Analysts now expect the brakes to be applied to the burgeoning deep-water industry. Environmental groups are inciting public outrage over the spill and calling on their allies in Congress and the administration to outlaw further deep-water drilling.
“The massive oil spill in the Gulf will end up halting further oil and gas exploration in the United States for years to come,” said Brian Sussman, a San Francisco meteorologist and author of a book about climate change.
“The Gulf oil spill is the perfect ’out’ for a presidential administration which relishes taking advantage of a crisis” to push its political agenda, he said.
“Obama never had any real plans to drill, and now this disaster will allow the Democrats to move forward with cap-and-trade” to limit energy production and emissions without having to accommodate drilling advocates in Congress, he said.
The White House order suspending deep-water drilling a week ago already has halted work at 33 exploratory wells in the Gulf of Mexico employing tens of thousands of workers and costing $330 million a day in lost output, according to the National Ocean Industries Association.
In addition, the move has made it economically ineffective to produce crude from seven recently discovered wells, likely costing the government $7.6 billion in forgone revenue, the group estimates.
“The need to act in the face of the ongoing crisis is understandable,” said Burt A. Adams, association chairman. “Nobody wants to just rush into deep-water drilling during this ongoing crisis, but … considering that the deep-water regions generate 80 percent of the Gulfs oil production and 45 percent of its natural gas production, a six-month work stoppage will have severe and perhaps long-lasting impacts.”
Mr. Obama touted himself as a moderate advocate of offshore drilling only weeks before the accident by presenting a plan to allow drilling in limited areas off the coasts of North Carolina, Virginia, Florida and Alaska.
But because those areas are not thought to be as rich in oil as the Gulf - and because he left off limits big known fields off the coasts of California and Alaska - the effect of his decision was to push oil companies even further toward deep-water drilling in the Gulf, where oil is more plentiful and fewer restrictions exist, analysts said.
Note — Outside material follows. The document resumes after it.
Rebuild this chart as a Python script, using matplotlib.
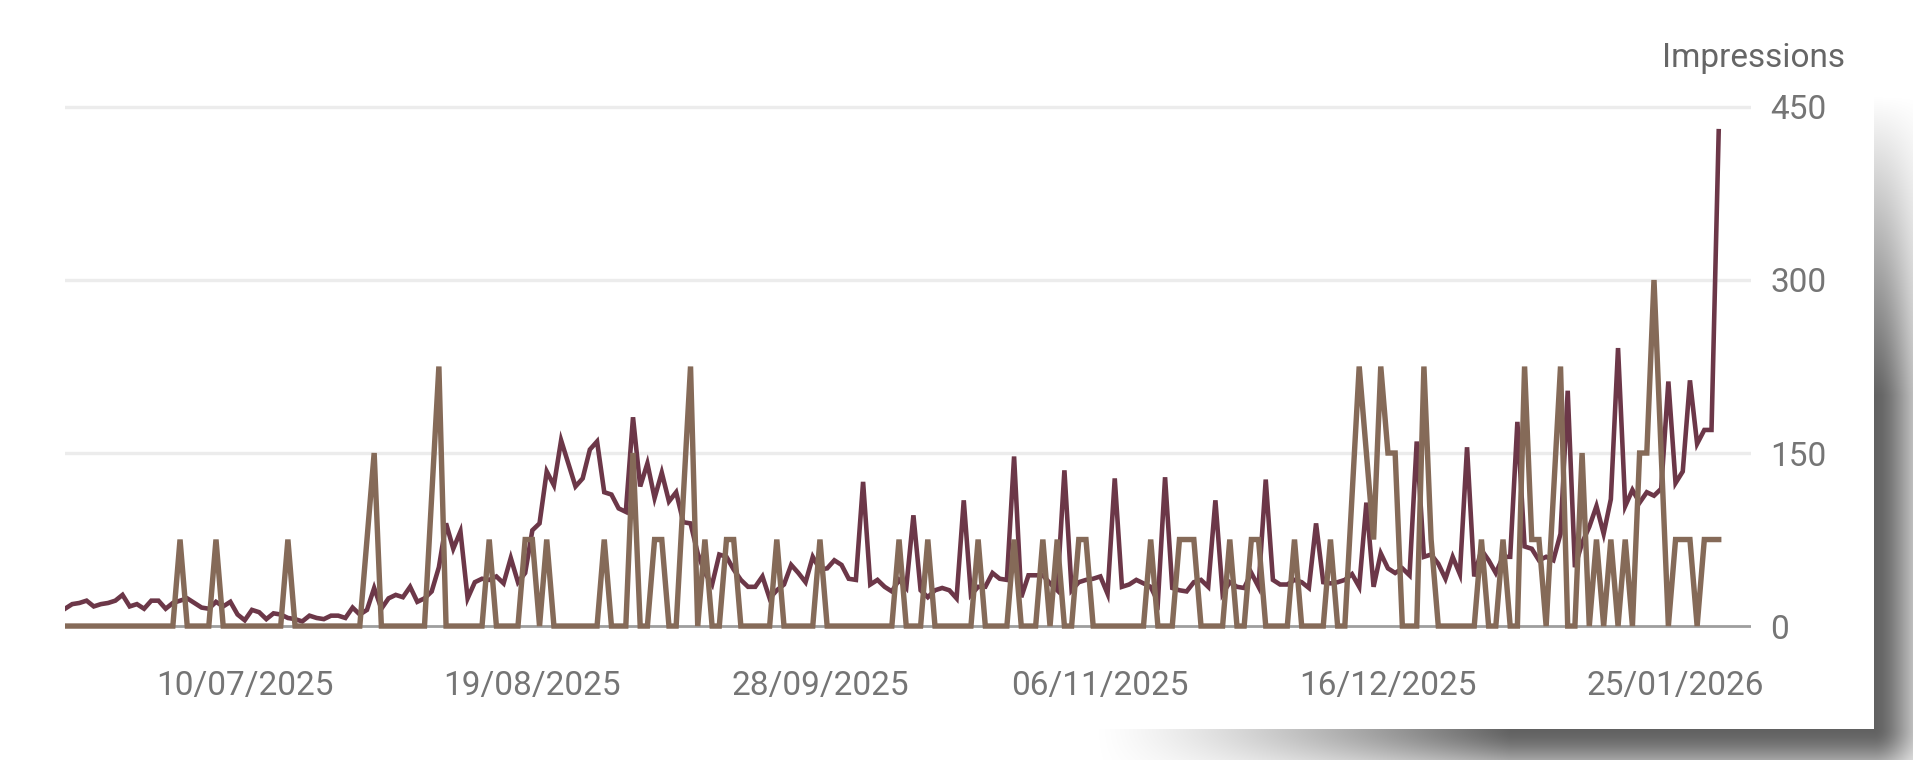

“President Obamas drilling proposal keeps some of our most promising oil fields off limits, forcing the industry to explore and drill in more costly deep-water locations,” said Bernard Weinstein, associate director of the Maguire Energy Institute at Southern Methodist University.
The Gulf, since the beginning of deep-water exploration in the 1990s, has always been a laboratory and showcase for pioneering technologies. The Gulf contains the world’s deepest wells and produces more oil from deep waters than anywhere else in the world.
While small consolation to the millions of workers, citizens and wildlife affected by the BP spill, oil executives say, the incident will serve a purpose in forcing the industry to develop safer technologies to protect the environment, just as the Exxon Valdez spill did a generation ago.
Whether the U.S. remains a major oil power may depend on the industry’s success. A century ago, when all drilling was on land, the U.S. was the world’s only oil superpower, with its rich fields in Texas quenching much of the industrializing world’s newfound thirst for oil.
But even before the spill, the biggest active U.S. fields were depleting rapidly while major fields holding promise in Alaska, California and elsewhere had been ruled off limits, causing U.S. production last year to fall to 5.3 million barrels a day - nearly half of peak production levels set in the early 1970s.
While the U.S. remains third in yearly production worldwide, behind Saudi Arabia and Russia, that has been in no small part because of furious exploration activity in the deep-water Gulf. Despite those efforts, levels of production are not high enough to satisfy even a third of the nation’s 18.7-million-barrels-a-day oil habit, according to the U.S. energy agency.